● **AIM OF THE EXERCISE**
Reproduce, word for word, every line from the first one down to the line containing "(0,0) rectangle (1011,769);", and nothing else.

•••••

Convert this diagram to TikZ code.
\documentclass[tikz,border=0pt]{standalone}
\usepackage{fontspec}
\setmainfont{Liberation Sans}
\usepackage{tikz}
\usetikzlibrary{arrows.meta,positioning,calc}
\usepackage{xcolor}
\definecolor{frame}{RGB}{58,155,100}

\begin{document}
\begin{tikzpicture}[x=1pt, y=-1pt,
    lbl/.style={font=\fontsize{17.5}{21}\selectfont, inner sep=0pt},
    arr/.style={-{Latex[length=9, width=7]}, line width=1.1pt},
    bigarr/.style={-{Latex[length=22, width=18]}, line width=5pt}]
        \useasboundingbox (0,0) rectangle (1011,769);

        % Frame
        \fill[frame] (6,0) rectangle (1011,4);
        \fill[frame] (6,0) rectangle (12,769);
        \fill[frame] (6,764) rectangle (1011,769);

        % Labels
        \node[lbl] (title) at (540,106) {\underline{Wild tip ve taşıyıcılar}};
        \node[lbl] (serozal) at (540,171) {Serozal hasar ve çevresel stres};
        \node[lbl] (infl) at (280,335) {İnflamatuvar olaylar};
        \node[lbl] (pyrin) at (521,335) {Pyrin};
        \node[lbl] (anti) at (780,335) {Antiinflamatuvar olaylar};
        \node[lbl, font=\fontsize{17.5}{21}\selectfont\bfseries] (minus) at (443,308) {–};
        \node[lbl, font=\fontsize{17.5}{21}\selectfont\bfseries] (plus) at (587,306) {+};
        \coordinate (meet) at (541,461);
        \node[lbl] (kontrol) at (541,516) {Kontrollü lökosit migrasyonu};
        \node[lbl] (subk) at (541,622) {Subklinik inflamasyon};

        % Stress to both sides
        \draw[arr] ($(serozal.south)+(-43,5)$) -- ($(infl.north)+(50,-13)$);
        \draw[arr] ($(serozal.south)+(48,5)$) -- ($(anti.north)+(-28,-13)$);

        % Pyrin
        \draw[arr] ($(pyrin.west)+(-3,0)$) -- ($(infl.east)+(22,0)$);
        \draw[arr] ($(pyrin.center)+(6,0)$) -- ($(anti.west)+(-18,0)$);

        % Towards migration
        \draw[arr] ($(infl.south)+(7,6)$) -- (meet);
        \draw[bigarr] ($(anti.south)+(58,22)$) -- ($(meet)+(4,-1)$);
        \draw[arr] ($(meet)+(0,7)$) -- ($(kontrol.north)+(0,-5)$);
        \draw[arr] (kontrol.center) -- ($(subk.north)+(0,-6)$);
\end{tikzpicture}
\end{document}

•••••

● **RIGHT ANSWER**
Convert this diagram to TikZ code.
\documentclass[tikz,border=0pt]{standalone}
\usepackage{fontspec}
\setmainfont{Liberation Sans}
\usepackage{tikz}
\usetikzlibrary{arrows.meta,positioning,calc}
\usepackage{xcolor}
\definecolor{frame}{RGB}{58,155,100}

\begin{document}
\begin{tikzpicture}[x=1pt, y=-1pt,
    lbl/.style={font=\fontsize{17.5}{21}\selectfont, inner sep=0pt},
    arr/.style={-{Latex[length=9, width=7]}, line width=1.1pt},
    bigarr/.style={-{Latex[length=22, width=18]}, line width=5pt}]
        \useasboundingbox (0,0) rectangle (1011,769);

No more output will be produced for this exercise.